** Start Supplied information **

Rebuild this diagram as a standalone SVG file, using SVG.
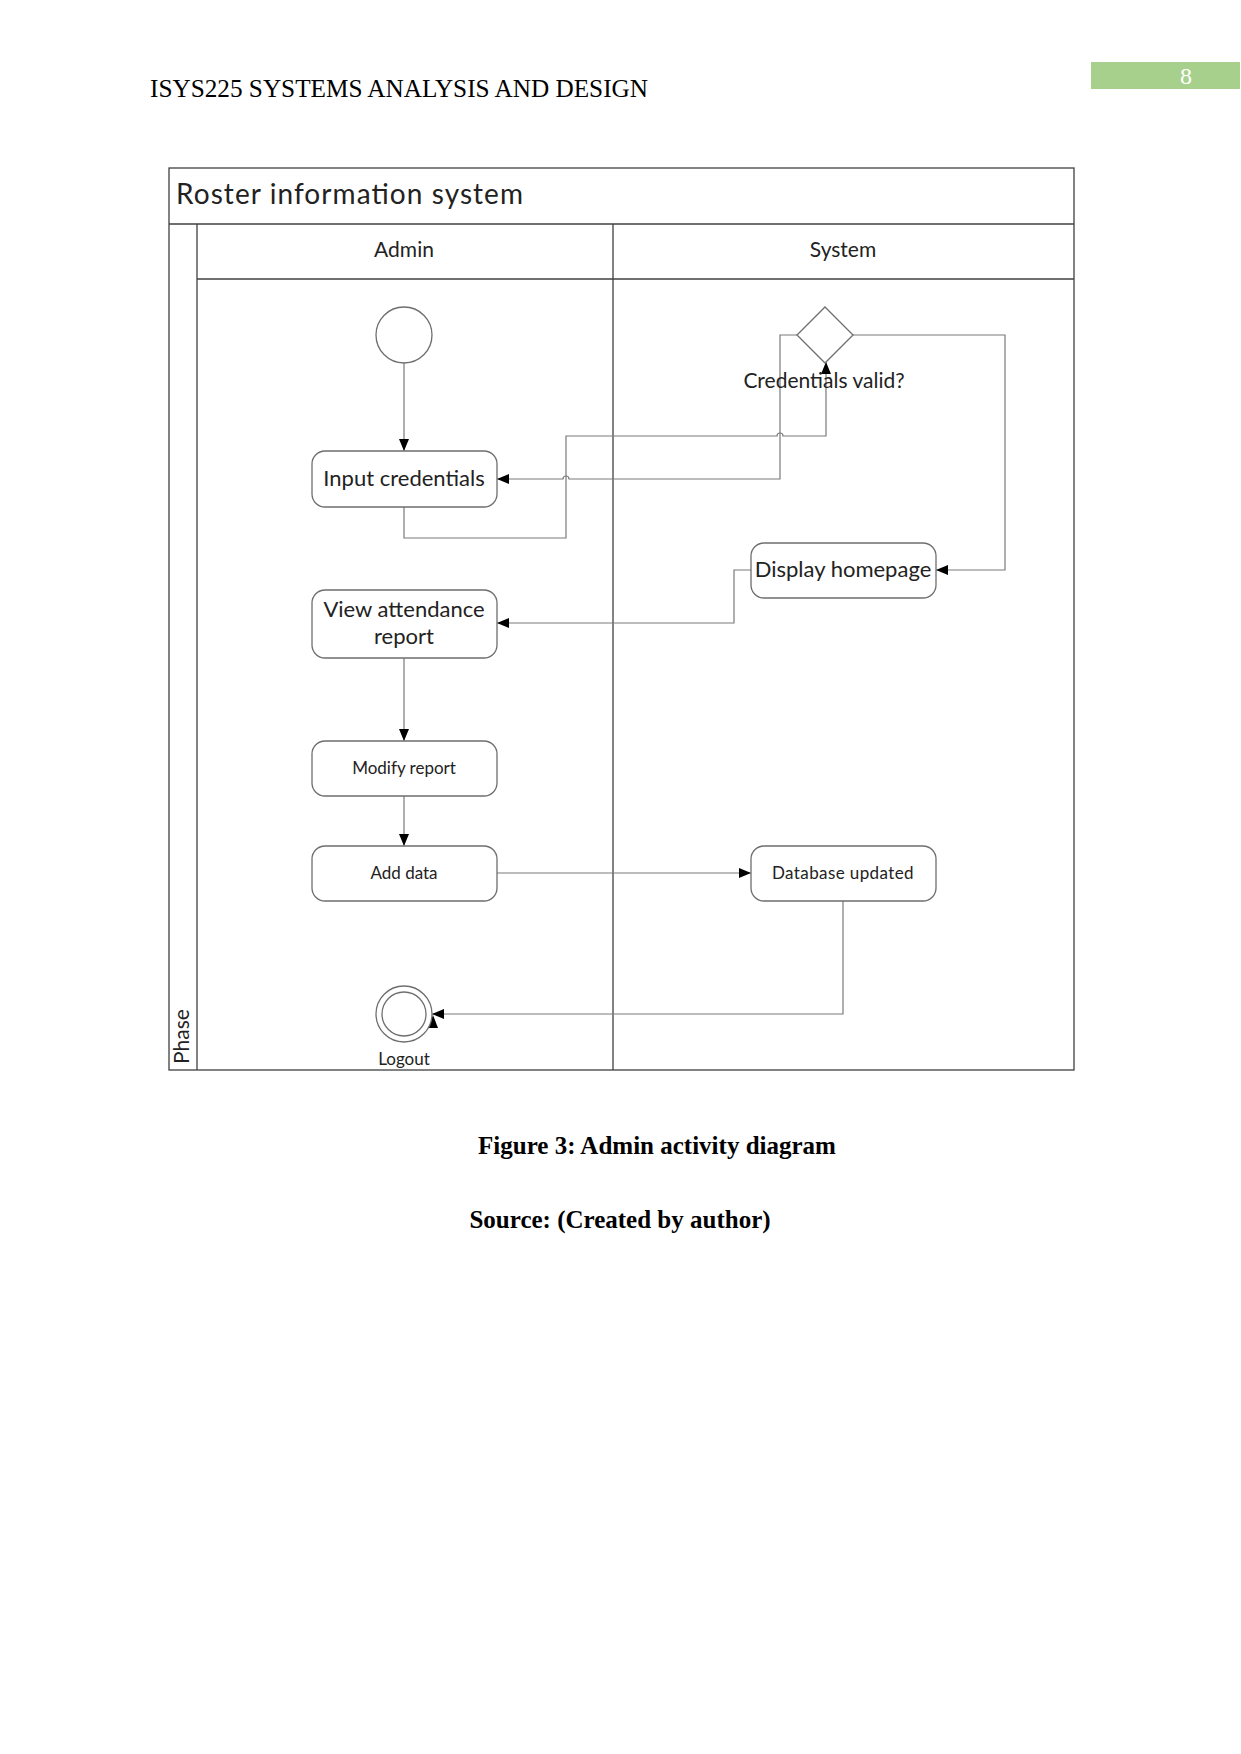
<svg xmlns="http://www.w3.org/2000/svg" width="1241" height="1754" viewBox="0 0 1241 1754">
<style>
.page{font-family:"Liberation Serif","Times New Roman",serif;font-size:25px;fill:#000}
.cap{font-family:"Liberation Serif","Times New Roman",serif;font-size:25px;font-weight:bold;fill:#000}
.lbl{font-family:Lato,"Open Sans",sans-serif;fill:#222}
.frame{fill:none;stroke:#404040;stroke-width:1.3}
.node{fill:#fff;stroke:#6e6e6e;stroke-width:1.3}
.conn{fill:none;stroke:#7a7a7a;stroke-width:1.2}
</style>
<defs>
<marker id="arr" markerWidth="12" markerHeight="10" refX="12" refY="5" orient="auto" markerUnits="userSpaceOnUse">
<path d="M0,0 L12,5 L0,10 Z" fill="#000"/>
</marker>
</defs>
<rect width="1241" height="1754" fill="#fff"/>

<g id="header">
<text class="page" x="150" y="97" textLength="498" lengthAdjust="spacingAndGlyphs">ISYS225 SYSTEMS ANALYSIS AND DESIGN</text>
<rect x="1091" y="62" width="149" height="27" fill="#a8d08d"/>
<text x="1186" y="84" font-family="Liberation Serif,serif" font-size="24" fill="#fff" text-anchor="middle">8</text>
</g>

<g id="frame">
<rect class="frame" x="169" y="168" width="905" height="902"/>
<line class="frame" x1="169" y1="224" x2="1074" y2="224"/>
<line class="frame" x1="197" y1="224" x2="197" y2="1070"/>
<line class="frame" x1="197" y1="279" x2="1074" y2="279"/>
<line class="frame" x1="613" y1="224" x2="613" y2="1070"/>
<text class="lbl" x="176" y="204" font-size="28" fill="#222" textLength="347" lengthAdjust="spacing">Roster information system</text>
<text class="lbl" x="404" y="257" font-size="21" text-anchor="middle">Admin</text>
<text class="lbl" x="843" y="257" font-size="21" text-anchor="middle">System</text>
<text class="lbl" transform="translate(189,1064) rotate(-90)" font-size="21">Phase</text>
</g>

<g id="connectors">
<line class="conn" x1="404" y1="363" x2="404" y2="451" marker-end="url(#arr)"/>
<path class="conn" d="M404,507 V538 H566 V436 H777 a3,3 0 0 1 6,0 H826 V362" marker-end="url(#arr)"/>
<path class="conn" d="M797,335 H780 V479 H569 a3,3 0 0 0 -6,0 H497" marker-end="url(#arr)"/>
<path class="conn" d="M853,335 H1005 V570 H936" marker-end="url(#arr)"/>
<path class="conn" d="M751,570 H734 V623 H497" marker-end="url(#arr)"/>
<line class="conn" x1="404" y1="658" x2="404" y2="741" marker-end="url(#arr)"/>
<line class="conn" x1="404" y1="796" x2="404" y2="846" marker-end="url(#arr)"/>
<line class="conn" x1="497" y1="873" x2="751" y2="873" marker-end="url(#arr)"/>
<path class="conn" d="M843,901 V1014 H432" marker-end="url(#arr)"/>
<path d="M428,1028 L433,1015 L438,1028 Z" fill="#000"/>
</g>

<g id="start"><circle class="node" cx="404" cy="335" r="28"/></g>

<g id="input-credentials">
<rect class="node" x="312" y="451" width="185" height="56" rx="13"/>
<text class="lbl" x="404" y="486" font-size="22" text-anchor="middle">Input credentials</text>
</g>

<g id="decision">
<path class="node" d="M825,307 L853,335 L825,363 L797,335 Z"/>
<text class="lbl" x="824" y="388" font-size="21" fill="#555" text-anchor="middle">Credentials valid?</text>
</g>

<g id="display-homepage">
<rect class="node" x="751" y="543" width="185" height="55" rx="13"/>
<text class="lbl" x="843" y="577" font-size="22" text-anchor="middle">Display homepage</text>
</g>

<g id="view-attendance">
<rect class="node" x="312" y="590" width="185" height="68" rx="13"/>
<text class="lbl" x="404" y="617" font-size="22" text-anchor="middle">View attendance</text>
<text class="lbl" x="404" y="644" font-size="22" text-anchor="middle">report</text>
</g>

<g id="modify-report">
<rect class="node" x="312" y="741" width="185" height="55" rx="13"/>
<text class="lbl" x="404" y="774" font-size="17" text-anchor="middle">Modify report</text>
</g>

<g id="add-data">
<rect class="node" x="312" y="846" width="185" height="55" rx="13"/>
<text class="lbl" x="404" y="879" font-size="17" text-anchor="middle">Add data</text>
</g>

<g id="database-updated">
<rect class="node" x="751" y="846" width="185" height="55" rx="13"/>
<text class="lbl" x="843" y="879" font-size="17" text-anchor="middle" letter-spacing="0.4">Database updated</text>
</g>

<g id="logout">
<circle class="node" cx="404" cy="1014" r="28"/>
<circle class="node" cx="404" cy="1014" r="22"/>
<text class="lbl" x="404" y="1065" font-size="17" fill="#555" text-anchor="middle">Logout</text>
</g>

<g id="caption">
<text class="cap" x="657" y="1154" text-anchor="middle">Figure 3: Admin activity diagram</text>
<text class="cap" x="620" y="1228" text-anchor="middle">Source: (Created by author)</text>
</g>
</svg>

** End Supplied information **

Goal: Looking at the data above, show all lines where the word "diagram" occurs.

Solution for this problem:
Rebuild this diagram as a standalone SVG file, using SVG.
<text class="cap" x="657" y="1154" text-anchor="middle">Figure 3: Admin activity diagram</text>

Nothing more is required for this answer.